§ **The records**:

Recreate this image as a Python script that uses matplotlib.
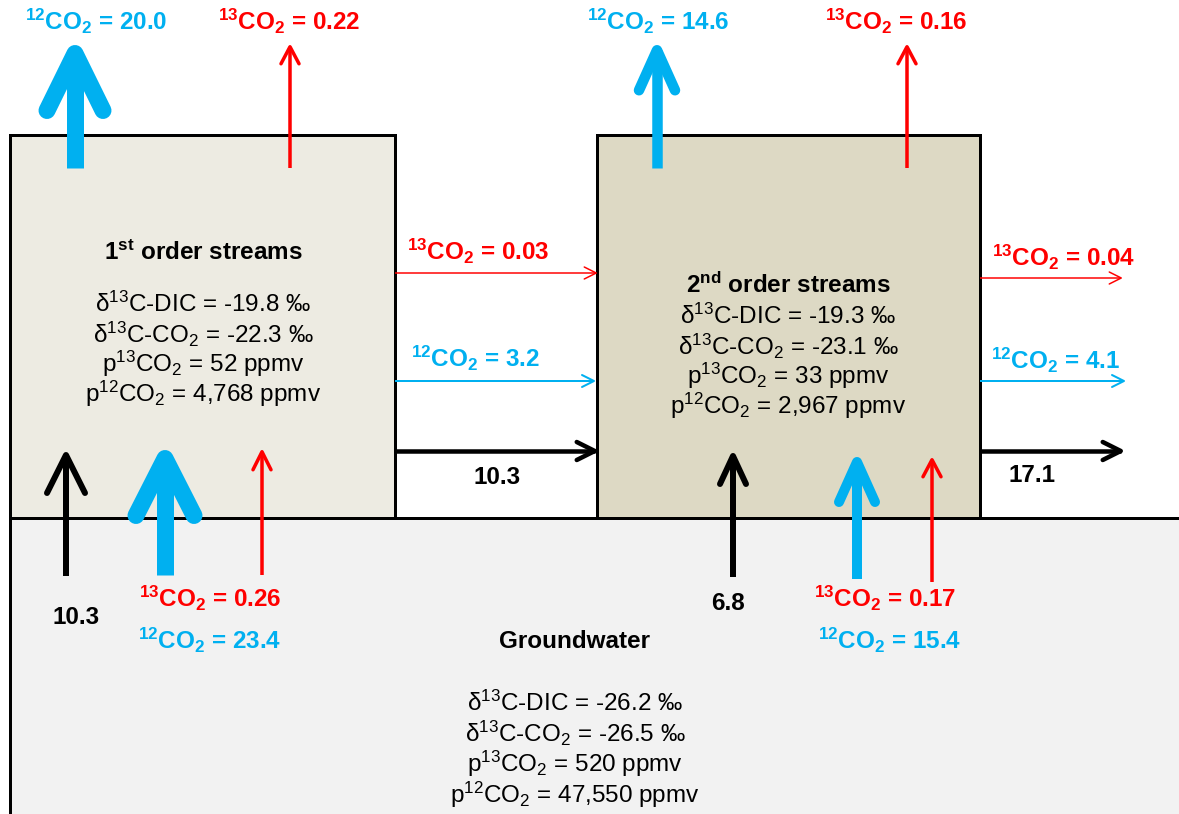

* * *

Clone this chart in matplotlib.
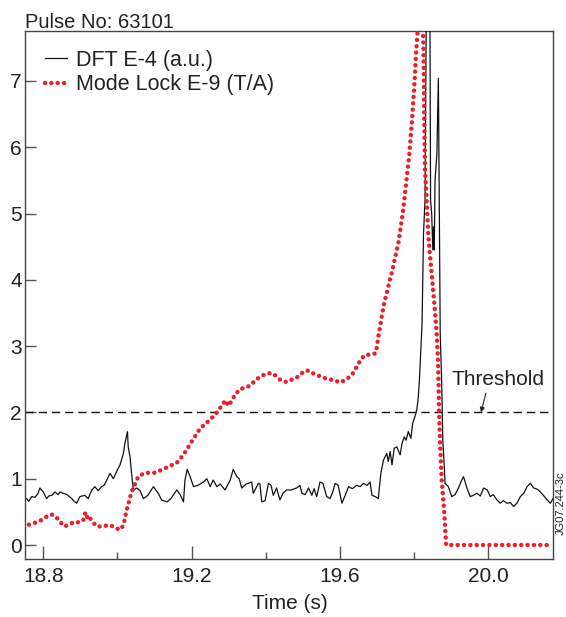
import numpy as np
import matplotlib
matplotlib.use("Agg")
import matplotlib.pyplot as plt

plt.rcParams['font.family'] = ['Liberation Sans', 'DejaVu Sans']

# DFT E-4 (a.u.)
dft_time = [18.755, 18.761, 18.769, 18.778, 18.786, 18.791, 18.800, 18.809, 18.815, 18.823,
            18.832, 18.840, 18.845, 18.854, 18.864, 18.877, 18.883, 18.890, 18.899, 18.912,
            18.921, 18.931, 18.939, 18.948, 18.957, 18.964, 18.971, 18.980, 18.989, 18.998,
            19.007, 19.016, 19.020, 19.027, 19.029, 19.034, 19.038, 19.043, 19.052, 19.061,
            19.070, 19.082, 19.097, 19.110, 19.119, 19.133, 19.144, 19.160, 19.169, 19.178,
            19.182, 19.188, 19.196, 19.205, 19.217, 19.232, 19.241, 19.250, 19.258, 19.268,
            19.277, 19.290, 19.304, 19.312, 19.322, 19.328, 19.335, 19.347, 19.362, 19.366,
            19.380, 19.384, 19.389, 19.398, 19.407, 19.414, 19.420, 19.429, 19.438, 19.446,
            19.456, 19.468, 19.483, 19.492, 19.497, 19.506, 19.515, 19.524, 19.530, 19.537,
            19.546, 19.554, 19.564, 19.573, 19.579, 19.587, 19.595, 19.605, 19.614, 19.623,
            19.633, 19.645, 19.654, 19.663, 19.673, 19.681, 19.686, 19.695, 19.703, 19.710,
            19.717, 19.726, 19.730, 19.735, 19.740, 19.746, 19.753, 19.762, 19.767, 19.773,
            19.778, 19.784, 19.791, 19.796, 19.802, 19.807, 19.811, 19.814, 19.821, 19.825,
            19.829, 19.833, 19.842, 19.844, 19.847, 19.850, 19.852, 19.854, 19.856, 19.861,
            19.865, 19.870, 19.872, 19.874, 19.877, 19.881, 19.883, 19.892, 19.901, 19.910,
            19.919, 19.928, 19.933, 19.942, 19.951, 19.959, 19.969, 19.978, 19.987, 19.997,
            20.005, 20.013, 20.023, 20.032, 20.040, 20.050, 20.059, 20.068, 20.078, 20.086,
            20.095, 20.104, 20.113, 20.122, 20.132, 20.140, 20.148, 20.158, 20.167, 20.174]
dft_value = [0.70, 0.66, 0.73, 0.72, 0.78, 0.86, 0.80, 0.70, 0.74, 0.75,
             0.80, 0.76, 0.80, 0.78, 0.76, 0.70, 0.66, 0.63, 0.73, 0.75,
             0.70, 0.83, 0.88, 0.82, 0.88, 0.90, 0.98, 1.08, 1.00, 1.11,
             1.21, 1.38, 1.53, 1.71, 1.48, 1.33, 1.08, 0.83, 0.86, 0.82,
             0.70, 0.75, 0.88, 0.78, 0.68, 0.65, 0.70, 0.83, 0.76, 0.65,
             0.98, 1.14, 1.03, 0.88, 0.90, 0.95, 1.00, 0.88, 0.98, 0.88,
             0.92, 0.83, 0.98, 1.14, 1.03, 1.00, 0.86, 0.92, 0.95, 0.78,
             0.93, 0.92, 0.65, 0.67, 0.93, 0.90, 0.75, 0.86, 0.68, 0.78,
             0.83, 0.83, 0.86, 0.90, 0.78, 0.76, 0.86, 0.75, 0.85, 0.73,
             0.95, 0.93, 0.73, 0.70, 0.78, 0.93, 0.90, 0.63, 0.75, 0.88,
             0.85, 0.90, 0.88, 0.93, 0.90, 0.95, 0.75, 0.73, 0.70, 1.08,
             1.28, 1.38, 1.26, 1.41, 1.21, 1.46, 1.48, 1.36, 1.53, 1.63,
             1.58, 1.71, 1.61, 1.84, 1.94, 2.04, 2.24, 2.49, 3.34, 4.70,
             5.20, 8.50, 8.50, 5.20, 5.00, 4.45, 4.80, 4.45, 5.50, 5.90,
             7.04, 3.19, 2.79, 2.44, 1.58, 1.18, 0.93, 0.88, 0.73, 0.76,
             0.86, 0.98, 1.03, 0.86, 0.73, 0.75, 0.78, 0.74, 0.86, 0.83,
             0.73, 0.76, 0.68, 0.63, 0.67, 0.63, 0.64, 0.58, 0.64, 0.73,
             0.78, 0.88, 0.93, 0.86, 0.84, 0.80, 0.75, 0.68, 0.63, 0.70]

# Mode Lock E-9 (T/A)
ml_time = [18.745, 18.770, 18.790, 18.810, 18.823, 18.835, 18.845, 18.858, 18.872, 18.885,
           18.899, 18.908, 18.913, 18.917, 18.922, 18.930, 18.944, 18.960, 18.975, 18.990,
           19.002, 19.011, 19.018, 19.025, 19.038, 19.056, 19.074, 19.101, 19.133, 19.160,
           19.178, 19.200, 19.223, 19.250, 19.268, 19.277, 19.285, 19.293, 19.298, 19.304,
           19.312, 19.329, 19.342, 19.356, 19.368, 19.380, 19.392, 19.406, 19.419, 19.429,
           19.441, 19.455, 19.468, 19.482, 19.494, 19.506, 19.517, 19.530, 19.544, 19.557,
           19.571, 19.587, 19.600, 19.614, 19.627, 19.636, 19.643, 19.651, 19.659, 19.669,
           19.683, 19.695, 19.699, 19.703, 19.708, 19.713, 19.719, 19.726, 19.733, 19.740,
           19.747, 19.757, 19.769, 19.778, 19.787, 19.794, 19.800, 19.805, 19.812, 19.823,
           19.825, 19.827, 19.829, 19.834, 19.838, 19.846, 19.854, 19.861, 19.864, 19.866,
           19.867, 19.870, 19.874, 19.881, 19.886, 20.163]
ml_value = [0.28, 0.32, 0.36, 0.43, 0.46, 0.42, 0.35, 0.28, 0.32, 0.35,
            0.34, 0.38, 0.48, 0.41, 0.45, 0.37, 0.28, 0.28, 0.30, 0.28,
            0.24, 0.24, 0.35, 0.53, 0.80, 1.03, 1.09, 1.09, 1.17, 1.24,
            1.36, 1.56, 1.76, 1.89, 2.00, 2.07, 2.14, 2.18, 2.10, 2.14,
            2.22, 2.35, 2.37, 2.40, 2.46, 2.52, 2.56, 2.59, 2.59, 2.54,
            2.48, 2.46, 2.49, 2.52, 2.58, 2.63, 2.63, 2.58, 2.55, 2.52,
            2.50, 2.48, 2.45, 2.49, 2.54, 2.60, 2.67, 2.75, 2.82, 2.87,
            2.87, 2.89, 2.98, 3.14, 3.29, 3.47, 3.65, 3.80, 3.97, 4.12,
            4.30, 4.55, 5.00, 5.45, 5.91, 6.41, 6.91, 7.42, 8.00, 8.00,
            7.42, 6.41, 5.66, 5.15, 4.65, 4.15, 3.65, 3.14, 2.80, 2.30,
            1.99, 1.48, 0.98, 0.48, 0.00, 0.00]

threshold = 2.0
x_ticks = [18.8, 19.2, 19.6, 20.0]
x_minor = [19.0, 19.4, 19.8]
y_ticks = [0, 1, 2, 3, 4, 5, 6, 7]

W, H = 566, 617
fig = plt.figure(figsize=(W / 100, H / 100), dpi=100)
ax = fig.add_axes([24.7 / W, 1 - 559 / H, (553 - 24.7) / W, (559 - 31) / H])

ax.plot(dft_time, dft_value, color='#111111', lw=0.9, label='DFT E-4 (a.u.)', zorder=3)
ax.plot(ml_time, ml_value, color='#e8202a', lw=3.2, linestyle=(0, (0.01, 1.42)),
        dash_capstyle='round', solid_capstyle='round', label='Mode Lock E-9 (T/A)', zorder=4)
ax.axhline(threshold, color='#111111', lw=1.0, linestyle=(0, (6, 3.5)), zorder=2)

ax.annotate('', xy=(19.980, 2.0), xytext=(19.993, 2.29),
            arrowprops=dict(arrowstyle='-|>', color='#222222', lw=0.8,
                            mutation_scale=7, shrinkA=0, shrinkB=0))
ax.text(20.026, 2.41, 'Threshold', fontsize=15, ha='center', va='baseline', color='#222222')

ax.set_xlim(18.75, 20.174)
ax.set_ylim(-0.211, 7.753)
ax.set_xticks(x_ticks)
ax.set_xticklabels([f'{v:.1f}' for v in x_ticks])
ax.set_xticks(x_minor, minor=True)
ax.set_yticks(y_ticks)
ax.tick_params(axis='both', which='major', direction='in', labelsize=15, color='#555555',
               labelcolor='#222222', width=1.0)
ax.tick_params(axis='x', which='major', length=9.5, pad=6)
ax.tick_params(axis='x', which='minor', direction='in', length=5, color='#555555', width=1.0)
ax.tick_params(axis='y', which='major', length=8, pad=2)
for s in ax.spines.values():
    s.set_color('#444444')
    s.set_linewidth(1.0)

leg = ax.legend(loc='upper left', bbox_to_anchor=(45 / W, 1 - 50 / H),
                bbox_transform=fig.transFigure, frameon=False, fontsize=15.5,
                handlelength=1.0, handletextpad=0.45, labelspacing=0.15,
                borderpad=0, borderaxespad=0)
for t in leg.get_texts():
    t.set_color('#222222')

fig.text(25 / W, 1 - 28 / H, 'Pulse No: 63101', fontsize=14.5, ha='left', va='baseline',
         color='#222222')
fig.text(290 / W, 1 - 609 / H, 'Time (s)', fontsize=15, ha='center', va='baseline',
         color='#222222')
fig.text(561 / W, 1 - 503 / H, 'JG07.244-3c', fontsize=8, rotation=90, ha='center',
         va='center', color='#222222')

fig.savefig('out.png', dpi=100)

§ **To be done**:
Without any pictures, set down the lines from the one holding "Clone this chart in matplotlib." through the one holding "plt.rcParams['font.family'] = ['Liberation".

§ **Correct response**:
Clone this chart in matplotlib.
import numpy as np
import matplotlib
matplotlib.use("Agg")
import matplotlib.pyplot as plt

plt.rcParams['font.family'] = ['Liberation Sans', 'DejaVu Sans']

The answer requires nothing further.